_Requirement_: Search the data for the string "this" and extract every line where it appears.
[Start of Records to use]
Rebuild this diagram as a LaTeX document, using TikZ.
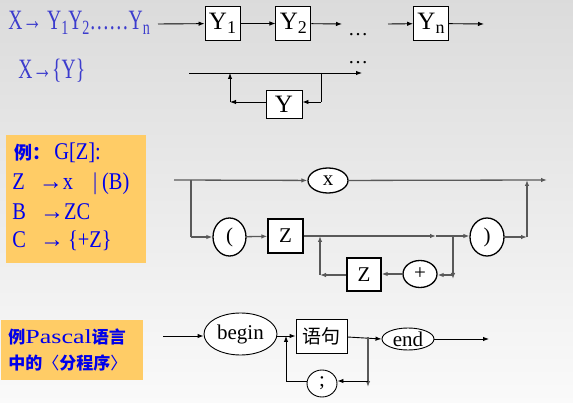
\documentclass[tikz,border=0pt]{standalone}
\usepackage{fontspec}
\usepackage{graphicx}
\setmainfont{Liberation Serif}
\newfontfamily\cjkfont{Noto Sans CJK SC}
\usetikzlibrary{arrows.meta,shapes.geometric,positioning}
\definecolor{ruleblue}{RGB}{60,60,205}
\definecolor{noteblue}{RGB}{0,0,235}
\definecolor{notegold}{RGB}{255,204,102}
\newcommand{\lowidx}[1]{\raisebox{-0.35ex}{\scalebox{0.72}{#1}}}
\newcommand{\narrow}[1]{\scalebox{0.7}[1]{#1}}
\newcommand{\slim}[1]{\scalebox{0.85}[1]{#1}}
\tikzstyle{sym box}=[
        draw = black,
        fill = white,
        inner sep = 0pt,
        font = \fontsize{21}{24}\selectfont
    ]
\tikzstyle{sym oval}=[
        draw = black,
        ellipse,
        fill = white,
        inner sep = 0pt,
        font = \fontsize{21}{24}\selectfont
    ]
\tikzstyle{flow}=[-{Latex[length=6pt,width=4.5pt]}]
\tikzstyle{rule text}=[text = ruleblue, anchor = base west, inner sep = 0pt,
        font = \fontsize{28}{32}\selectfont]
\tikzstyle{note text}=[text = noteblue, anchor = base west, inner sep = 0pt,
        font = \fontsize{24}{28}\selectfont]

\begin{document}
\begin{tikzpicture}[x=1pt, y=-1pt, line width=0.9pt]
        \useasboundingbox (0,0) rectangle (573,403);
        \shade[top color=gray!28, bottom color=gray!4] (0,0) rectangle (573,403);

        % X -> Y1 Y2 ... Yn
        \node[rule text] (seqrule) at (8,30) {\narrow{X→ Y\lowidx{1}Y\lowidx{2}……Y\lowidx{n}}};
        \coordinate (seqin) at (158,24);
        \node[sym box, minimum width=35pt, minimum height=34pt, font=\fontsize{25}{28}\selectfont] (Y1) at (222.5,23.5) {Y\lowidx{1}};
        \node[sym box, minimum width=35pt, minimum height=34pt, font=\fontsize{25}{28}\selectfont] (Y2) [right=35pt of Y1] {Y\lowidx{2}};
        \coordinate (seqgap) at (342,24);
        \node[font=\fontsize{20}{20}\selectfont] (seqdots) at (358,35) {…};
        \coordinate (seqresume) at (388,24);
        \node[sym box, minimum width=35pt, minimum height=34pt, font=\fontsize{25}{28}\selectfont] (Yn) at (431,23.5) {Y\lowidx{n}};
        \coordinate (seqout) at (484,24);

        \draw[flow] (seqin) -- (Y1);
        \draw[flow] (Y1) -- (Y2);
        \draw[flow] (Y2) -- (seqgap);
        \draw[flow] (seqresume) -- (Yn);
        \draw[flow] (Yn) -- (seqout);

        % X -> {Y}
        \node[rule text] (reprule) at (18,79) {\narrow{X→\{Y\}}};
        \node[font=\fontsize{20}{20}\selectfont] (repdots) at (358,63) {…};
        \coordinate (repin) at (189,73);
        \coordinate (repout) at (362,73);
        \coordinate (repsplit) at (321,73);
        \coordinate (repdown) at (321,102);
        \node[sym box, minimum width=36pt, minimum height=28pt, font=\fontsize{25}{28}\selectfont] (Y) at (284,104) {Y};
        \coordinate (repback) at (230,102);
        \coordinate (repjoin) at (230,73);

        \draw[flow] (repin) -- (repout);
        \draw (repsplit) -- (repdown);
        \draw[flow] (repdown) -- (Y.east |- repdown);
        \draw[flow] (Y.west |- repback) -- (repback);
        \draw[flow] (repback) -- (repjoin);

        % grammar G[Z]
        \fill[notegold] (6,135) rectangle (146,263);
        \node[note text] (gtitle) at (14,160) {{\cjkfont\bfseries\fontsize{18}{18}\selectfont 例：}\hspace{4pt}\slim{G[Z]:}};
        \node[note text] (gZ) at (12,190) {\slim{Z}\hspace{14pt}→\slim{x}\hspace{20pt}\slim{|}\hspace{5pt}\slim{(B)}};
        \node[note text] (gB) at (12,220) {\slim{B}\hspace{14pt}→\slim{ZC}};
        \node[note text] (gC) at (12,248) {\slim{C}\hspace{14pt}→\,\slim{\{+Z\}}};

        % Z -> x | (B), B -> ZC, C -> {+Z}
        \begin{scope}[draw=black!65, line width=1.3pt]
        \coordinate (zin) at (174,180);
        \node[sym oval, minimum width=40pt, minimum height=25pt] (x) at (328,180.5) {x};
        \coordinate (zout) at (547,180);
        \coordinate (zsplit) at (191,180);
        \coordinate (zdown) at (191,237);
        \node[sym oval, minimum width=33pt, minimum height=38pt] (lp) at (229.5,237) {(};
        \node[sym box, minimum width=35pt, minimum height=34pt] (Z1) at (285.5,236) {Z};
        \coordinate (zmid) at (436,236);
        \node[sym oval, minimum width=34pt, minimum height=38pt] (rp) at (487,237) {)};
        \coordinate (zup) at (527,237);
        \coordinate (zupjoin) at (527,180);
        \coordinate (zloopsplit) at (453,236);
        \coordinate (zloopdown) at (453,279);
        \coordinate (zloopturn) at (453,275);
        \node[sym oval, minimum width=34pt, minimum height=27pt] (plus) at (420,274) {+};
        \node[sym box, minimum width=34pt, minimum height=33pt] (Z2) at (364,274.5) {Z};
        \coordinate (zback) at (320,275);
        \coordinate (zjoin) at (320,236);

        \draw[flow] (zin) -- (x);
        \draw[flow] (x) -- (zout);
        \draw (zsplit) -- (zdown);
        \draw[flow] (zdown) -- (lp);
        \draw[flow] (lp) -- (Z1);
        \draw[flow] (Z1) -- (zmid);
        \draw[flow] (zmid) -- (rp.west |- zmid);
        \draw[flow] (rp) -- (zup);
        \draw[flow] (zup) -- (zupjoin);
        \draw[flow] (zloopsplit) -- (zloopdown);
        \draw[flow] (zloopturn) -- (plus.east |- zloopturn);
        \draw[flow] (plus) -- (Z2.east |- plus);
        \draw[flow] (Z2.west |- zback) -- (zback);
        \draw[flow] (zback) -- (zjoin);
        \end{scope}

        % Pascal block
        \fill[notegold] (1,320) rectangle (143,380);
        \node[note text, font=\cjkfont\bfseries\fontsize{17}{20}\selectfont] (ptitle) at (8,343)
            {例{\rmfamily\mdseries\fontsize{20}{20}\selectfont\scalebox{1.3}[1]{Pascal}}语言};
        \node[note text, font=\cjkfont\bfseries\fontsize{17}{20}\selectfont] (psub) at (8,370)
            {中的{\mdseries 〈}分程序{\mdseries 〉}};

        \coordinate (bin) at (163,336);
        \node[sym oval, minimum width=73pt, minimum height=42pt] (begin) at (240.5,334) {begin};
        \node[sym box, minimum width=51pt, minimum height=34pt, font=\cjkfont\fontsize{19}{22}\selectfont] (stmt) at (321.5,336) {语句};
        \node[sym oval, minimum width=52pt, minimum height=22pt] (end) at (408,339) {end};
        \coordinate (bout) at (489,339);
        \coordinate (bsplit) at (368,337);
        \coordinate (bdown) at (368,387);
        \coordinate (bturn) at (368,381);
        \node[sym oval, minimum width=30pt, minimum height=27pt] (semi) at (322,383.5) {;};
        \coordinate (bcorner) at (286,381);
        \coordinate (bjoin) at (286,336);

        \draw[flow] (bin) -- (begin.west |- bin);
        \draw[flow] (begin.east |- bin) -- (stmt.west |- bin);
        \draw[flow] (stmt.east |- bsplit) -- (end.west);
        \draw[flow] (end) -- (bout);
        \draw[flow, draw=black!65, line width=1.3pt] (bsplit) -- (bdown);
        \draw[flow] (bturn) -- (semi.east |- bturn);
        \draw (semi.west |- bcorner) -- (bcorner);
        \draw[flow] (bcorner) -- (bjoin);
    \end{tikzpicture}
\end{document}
[End of Records to use]
[Start of Records to use]
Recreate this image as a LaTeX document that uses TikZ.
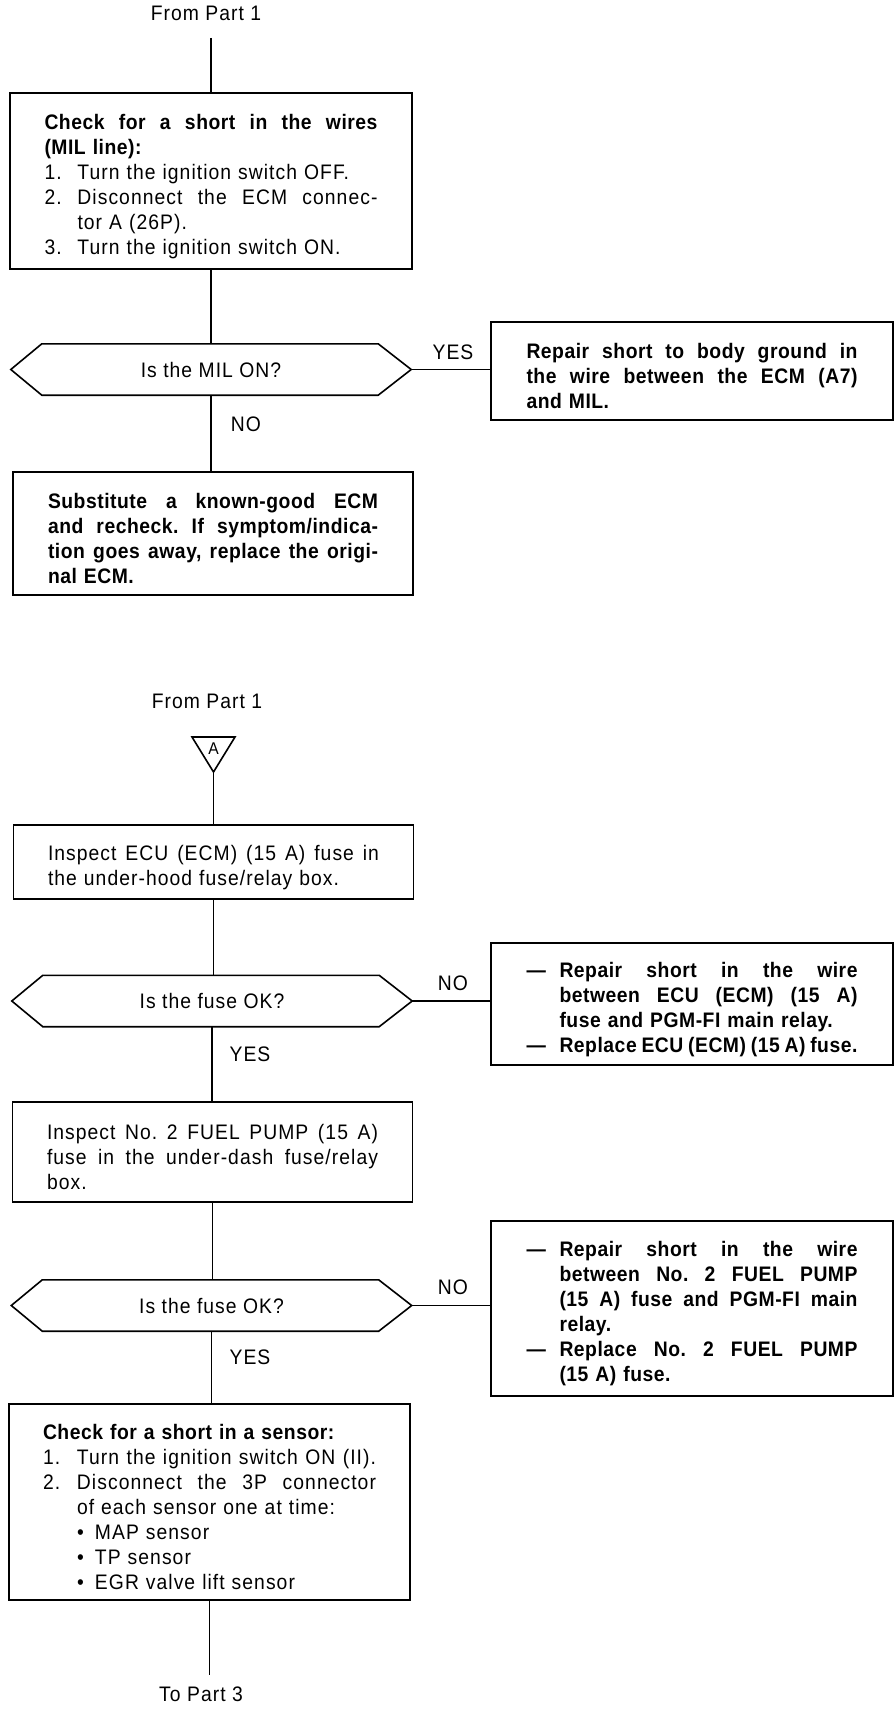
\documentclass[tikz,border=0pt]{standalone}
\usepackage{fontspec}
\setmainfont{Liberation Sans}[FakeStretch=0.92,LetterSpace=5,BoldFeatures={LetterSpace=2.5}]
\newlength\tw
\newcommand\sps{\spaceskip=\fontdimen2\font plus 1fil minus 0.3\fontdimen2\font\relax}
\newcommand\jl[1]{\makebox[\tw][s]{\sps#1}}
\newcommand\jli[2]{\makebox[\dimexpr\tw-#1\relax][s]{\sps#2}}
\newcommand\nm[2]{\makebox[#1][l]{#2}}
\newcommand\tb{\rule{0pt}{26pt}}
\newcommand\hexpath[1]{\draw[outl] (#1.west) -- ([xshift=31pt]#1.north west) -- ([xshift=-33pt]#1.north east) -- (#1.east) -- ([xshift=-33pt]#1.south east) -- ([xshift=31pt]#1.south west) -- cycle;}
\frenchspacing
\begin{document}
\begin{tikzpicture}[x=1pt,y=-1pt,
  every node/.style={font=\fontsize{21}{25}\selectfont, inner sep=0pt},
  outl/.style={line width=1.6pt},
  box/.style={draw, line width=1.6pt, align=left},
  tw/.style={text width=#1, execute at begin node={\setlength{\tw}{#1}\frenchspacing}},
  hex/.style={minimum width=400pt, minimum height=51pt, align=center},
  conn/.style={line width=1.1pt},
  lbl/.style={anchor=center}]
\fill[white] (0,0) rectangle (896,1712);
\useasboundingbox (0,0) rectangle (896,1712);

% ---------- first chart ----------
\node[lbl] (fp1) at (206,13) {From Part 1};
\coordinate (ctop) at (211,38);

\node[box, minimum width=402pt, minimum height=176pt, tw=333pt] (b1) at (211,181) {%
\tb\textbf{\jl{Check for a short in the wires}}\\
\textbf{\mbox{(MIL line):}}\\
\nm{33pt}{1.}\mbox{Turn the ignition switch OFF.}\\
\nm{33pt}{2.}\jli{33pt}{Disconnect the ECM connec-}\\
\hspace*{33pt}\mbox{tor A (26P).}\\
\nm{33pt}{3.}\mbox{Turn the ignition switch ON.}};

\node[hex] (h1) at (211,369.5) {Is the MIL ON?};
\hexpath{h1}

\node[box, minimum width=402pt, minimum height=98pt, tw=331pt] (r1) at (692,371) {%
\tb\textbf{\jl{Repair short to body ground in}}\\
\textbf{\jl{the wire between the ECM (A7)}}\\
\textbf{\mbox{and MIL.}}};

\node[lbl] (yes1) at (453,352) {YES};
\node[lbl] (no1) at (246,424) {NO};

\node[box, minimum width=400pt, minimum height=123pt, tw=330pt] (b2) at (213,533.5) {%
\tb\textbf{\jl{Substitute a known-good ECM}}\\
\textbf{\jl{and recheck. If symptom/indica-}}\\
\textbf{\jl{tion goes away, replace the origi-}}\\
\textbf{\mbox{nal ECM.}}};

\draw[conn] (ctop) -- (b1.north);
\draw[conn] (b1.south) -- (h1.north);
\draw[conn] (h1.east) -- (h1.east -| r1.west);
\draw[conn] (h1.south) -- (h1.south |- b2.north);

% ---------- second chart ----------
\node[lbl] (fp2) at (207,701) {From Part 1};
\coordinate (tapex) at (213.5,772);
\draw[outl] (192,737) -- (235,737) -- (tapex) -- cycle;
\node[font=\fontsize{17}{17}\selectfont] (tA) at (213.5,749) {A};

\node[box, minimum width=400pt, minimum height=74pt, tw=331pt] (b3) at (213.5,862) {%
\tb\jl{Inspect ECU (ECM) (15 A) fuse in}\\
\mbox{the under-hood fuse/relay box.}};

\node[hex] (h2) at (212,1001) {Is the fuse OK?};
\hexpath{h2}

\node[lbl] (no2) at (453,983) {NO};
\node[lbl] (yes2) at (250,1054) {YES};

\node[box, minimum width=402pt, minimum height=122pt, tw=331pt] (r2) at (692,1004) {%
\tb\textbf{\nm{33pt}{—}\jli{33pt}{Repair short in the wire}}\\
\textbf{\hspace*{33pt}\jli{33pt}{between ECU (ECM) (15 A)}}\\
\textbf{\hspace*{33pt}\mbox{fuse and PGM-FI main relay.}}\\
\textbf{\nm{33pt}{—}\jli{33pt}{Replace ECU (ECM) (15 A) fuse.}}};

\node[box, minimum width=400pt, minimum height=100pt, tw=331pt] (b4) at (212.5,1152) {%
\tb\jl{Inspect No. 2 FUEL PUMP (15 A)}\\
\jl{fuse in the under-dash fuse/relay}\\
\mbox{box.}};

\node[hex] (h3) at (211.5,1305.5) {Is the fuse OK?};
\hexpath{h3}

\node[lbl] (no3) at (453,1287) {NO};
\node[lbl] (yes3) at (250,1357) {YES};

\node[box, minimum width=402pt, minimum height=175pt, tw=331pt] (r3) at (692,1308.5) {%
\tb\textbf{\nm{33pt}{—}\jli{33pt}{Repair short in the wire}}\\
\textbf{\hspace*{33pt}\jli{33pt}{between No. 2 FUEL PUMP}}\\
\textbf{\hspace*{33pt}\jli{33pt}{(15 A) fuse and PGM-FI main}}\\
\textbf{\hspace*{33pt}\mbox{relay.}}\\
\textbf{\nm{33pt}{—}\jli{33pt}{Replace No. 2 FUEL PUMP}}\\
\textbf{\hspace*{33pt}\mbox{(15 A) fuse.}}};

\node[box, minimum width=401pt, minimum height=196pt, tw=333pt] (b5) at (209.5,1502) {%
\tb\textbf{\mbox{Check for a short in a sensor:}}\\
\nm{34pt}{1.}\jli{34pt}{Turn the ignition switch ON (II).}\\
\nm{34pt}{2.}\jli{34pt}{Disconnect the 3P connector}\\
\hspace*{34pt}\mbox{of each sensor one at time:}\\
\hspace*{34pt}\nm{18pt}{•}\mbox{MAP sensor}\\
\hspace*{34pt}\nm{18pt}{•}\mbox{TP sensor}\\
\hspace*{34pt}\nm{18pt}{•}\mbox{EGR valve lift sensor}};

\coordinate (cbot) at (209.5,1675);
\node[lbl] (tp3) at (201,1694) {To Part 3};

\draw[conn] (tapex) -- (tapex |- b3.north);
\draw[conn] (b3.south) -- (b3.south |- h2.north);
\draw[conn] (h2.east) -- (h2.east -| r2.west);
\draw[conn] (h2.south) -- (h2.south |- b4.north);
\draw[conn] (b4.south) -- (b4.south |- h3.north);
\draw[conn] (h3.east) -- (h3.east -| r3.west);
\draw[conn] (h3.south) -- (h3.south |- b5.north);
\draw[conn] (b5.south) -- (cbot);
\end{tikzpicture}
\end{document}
[End of Records to use]
[Start of Records to use]
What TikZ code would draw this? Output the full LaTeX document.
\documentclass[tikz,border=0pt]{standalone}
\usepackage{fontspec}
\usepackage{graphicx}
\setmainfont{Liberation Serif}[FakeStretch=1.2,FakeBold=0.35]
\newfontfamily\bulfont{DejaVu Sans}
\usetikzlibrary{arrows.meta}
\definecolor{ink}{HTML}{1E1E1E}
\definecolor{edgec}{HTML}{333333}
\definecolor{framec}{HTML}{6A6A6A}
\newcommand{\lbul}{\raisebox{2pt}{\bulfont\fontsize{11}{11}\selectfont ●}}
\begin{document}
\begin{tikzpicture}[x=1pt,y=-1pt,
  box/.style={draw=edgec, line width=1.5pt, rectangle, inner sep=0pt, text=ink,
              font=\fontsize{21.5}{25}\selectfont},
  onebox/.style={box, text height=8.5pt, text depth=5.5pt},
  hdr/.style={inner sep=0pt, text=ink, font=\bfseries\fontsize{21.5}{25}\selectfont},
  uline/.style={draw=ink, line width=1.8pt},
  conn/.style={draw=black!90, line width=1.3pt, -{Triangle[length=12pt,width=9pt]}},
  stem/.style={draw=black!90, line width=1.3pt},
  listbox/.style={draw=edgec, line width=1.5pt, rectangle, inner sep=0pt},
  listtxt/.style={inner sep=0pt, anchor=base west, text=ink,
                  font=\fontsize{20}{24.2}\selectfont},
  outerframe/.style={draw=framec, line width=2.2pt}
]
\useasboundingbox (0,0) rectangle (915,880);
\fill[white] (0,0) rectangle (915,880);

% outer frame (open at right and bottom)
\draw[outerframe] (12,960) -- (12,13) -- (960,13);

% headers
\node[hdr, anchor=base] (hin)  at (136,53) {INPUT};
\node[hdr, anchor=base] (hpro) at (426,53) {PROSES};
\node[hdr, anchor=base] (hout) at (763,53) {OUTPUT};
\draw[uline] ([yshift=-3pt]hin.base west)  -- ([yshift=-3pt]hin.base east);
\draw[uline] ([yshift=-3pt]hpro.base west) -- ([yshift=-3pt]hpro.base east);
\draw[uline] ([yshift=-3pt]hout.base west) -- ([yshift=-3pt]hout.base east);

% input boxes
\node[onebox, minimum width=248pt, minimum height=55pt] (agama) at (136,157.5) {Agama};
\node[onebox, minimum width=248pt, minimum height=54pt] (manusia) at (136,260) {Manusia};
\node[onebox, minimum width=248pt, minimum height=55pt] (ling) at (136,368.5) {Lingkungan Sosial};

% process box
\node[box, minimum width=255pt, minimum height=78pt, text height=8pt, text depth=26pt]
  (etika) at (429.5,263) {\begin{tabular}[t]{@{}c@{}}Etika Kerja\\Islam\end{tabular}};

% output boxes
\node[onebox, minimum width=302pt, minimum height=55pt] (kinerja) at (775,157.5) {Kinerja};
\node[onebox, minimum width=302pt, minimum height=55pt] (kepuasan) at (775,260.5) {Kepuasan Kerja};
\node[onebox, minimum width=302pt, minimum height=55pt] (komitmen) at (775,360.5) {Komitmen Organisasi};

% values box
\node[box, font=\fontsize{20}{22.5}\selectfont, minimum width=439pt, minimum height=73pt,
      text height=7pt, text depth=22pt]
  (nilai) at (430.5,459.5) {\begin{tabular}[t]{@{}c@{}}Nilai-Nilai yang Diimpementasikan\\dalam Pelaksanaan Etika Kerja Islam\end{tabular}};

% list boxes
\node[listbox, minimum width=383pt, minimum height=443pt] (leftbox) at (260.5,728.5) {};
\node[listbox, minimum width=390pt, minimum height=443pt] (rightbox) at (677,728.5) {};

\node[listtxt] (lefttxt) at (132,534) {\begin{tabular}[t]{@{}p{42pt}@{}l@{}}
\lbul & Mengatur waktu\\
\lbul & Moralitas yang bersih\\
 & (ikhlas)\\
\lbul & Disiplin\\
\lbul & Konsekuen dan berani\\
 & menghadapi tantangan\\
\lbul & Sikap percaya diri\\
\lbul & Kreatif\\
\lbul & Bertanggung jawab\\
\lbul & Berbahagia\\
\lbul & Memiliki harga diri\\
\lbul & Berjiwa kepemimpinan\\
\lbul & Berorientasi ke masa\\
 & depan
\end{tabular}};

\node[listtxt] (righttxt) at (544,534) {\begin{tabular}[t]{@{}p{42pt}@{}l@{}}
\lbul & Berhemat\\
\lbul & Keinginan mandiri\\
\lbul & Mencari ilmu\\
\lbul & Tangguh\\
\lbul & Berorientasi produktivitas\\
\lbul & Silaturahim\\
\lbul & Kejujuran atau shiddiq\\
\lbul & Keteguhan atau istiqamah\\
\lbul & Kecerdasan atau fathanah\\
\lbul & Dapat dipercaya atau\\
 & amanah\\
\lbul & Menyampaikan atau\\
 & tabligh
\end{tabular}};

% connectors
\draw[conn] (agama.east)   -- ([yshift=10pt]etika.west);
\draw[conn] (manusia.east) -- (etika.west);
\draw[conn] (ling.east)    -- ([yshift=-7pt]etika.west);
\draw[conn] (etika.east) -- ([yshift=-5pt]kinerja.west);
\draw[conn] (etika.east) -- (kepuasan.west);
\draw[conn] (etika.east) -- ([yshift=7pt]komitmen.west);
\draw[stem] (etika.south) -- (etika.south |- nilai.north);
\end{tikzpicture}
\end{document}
[End of Records to use]
_Task result_:
Rebuild this diagram as a LaTeX document, using TikZ.
Recreate this image as a LaTeX document that uses TikZ.
What TikZ code would draw this? Output the full LaTeX document.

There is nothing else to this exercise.